The Kaiser decided to appoint Chlodwig Prince zu Hohenlohe-Schillingsfürst, Prince of Ratibor and Corvey (1819–1901) as the new Reich Chancellor and summoned him to Potsdam by a telegram. He arrived on 27 October and after a day of long negotiations accepted the Emperor’s request to become Imperial Chancellor and, once again, Prussian Minister-President. Chlodwig Prince zu Hohenlohe-Schillingsfürst belonged to one of the grandest and richest of German dynasties. He was born on 31 March 1819 and was thus only four years younger than Bismarck, a Catholic but not an ultramontane, a Prince but an experienced politician, a Bavarian but one who had supported unification as Bavarian
Prime Minister in the late 1860s, and a friend of the Hohenzollern family. Bismarck knew him well, got on with him, and had appointed him Viceroy in Alsace-Lorraine. The Kaiser called him ‘Uncle Chlodwig’.112 Except for his age and his emollient temperament he had the perfect pedigree to fill the job.
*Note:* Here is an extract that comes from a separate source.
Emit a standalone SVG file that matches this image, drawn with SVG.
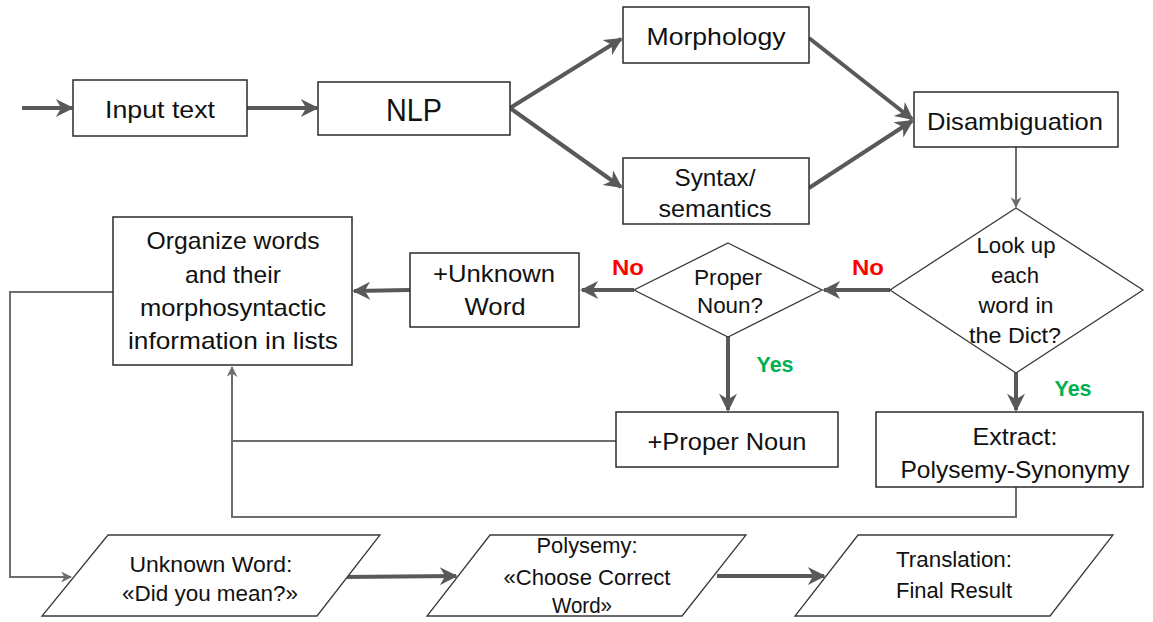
<svg xmlns="http://www.w3.org/2000/svg" width="1153" height="622" viewBox="0 0 1153 622">
<style>
.box{fill:#fff;stroke:#2b2b2b;stroke-width:1.5}
.dia{fill:#fff;stroke:#3a3a3a;stroke-width:1.3}
.t{font-family:"Liberation Sans",Arial,sans-serif;font-size:24px;fill:#111;text-anchor:middle}
.tb{font-family:"Liberation Sans",Arial,sans-serif;font-size:22px;fill:#111;text-anchor:middle}
.thick{stroke:#595959;stroke-width:4;fill:none}
.thin{stroke:#6e6e6e;stroke-width:2;fill:none}
.no{font-family:"Liberation Sans",Arial,sans-serif;font-size:22px;font-weight:bold;fill:#ff0000;text-anchor:middle}
.yes{font-family:"Liberation Sans",Arial,sans-serif;font-size:22px;font-weight:bold;fill:#00b050;text-anchor:middle}
</style>
<defs>
<marker id="ah" viewBox="0 0 10 10" refX="9" refY="5" markerWidth="5" markerHeight="4.5" orient="auto" markerUnits="strokeWidth">
<path d="M0,0 L10,5 L0,10 L3,5 z" fill="#595959"/>
</marker>
<marker id="ahs" viewBox="0 0 10 10" refX="9" refY="5" markerWidth="6" markerHeight="5.5" orient="auto" markerUnits="strokeWidth">
<path d="M0,0 L10,5 L0,10 L3,5 z" fill="#6e6e6e"/>
</marker>
</defs>
<g id="connectors">
<line class="thick" x1="22" y1="108" x2="72" y2="108" marker-end="url(#ah)"/>
<line class="thick" x1="247" y1="108" x2="317" y2="108" marker-end="url(#ah)"/>
<line class="thick" x1="510" y1="108" x2="621" y2="39" marker-end="url(#ah)"/>
<line class="thick" x1="510" y1="108" x2="621" y2="187" marker-end="url(#ah)"/>
<line class="thick" x1="809" y1="38" x2="912" y2="119" marker-end="url(#ah)"/>
<line class="thick" x1="809" y1="188" x2="912" y2="121" marker-end="url(#ah)"/>
<line class="thin" x1="1016" y1="147" x2="1016" y2="207" marker-end="url(#ahs)"/>
<line class="thick" x1="890" y1="290" x2="824" y2="290" marker-end="url(#ah)"/>
<line class="thick" x1="634" y1="290" x2="582" y2="290" marker-end="url(#ah)"/>
<line class="thick" x1="410" y1="290" x2="354" y2="291" marker-end="url(#ah)"/>
<line class="thick" x1="728" y1="337" x2="728" y2="410" marker-end="url(#ah)"/>
<line class="thick" x1="1016" y1="373" x2="1016" y2="410" marker-end="url(#ah)"/>
<polyline class="thin" points="616,441 232,441 232,367" marker-end="url(#ahs)"/>
<polyline class="thin" points="1016,487 1016,517 232,517 232,441"/>
<polyline class="thin" points="113,292 10,292 10,577 71,577" marker-end="url(#ahs)"/>
<line class="thick" x1="343" y1="577" x2="456" y2="576" marker-end="url(#ah)"/>
<line class="thick" x1="717" y1="576" x2="824" y2="576" marker-end="url(#ah)"/>
</g>
<g id="input-text"><rect class="box" x="73" y="80" width="174" height="56"/><text class="t" x="160" y="118" textLength="110" lengthAdjust="spacingAndGlyphs">Input text</text></g>
<g id="nlp"><rect class="box" x="318" y="82" width="192" height="53"/><text class="t" x="414" y="121" style="font-size:31px" textLength="56" lengthAdjust="spacingAndGlyphs">NLP</text></g>
<g id="morphology"><rect class="box" x="623" y="7" width="186" height="56"/><text class="t" x="716" y="45" textLength="139" lengthAdjust="spacingAndGlyphs">Morphology</text></g>
<g id="syntax"><rect class="box" x="623" y="158" width="186" height="66"/><text class="t" x="715" y="186" textLength="81" lengthAdjust="spacingAndGlyphs">Syntax/</text><text class="t" x="715" y="217" textLength="113" lengthAdjust="spacingAndGlyphs">semantics</text></g>
<g id="disambiguation"><rect class="box" x="914" y="92" width="204" height="55"/><text class="t" x="1015" y="130" textLength="176" lengthAdjust="spacingAndGlyphs">Disambiguation</text></g>
<g id="lookup"><polygon class="dia" points="1016,208 1143,290 1016,373 890,290"/><text class="tb" x="1016" y="253" textLength="79" lengthAdjust="spacingAndGlyphs">Look up</text><text class="tb" x="1015" y="283" textLength="48" lengthAdjust="spacingAndGlyphs">each</text><text class="tb" x="1016" y="313" textLength="75" lengthAdjust="spacingAndGlyphs">word in</text><text class="tb" x="1015" y="343" textLength="92" lengthAdjust="spacingAndGlyphs">the Dict?</text></g>
<g id="proper-noun-q"><polygon class="dia" points="728,243 822,290 728,337 634,290"/><text class="tb" x="728" y="285" textLength="68" lengthAdjust="spacingAndGlyphs">Proper</text><text class="tb" x="730" y="313" textLength="66" lengthAdjust="spacingAndGlyphs">Noun?</text></g>
<g id="unknown-word"><rect class="box" x="410" y="253" width="169" height="74"/><text class="t" x="494" y="282" textLength="122" lengthAdjust="spacingAndGlyphs">+Unknown</text><text class="t" x="495" y="315" textLength="61" lengthAdjust="spacingAndGlyphs">Word</text></g>
<g id="organize"><rect class="box" x="113" y="217" width="239" height="148"/><text class="t" x="233" y="249" textLength="173" lengthAdjust="spacingAndGlyphs">Organize words</text><text class="t" x="233" y="283" textLength="96" lengthAdjust="spacingAndGlyphs">and their</text><text class="t" x="233" y="316" textLength="186" lengthAdjust="spacingAndGlyphs">morphosyntactic</text><text class="t" x="233" y="349" textLength="210" lengthAdjust="spacingAndGlyphs">information in lists</text></g>
<g id="proper-noun"><rect class="box" x="616" y="412" width="222" height="55"/><text class="t" x="727" y="450" textLength="159" lengthAdjust="spacingAndGlyphs">+Proper Noun</text></g>
<g id="extract"><rect class="box" x="876" y="412" width="267" height="75"/><text class="t" x="1015" y="445" textLength="85" lengthAdjust="spacingAndGlyphs">Extract:</text><text class="t" x="1015" y="478" textLength="229" lengthAdjust="spacingAndGlyphs">Polysemy-Synonymy</text></g>
<g id="labels"><text class="no" x="628" y="275" textLength="32" lengthAdjust="spacingAndGlyphs">No</text><text class="no" x="868" y="275" textLength="32" lengthAdjust="spacingAndGlyphs">No</text><text class="yes" x="775" y="372" textLength="37" lengthAdjust="spacingAndGlyphs">Yes</text><text class="yes" x="1073" y="396" textLength="37" lengthAdjust="spacingAndGlyphs">Yes</text></g>
<g id="did-you-mean"><polygon class="dia" points="108,535 380,535 317,616 42,616"/><text class="tb" x="211" y="572" textLength="163" lengthAdjust="spacingAndGlyphs">Unknown Word:</text><text class="tb" x="210" y="601" textLength="176" lengthAdjust="spacingAndGlyphs">«Did you mean?»</text></g>
<g id="choose-word"><polygon class="dia" points="490,535 746,535 682,616 427,616"/><text class="tb" x="587" y="553" textLength="101" lengthAdjust="spacingAndGlyphs">Polysemy:</text><text class="tb" x="587" y="585" textLength="167" lengthAdjust="spacingAndGlyphs">«Choose Correct</text><text class="tb" x="582" y="613" textLength="60" lengthAdjust="spacingAndGlyphs">Word»</text></g>
<g id="translation"><polygon class="dia" points="858,535 1113,535 1050,616 795,616"/><text class="tb" x="954" y="567" textLength="116" lengthAdjust="spacingAndGlyphs">Translation:</text><text class="tb" x="954" y="598" textLength="116" lengthAdjust="spacingAndGlyphs">Final Result</text></g>
</svg>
In January, 1895, Freiherr von Roggenbach wrote to Stosch that he was following Hohenlohe’s moves
with melancholy fellow feeling … He is cunning and smooth but he has the Privy Councillor [Holstein—JS] against him … How shall he, Bavarian and Catholic, make people fear him? He would have to have a monarch stand behind him, who knows what he wants and supports him vigorously. As it is his chancellor post is a slow death.113
On 27 November 1894 Johanna, Princess Bismarck died at Varzin. Baroness Spitzemberg reported that Bismarck’s first reaction to Johanna’s death was ‘were I still in office, I would work without rest, that would be the best way to help me get over this, but now …’114 Another, unexpected change occurred with the death of Johanna von Bismarck. Hildegard Spitzemberg lost her entrée to the Bismarck household.
Since the death of the Princess, I lack the personality through whom I can make my wishes and rights count. Marie is entirely alienated, the sons, even when the Bismarcks were still here, stood apart from me. If I were a man, I could settle somewhere in Friedrichsruh and enjoy everything that happens from A to Z.115
This change casts an interesting light on the relationship which Baroness Spitzemberg had cultivated for nearly forty years. Bismarck could have summoned her at any time, which in view of his emotional moments with her might have been expected, but he did not. Was it really Johanna who used Hildegard Spitzemberg to provide attractive and intelligent female company which she knew she could not provide? ‘Higachen’ served as a safe flirt and an intelligent listener, a Marie Thadden or Katarina Orlov with whom Bismarck never fell in love and with whom Johanna actually felt comfortable.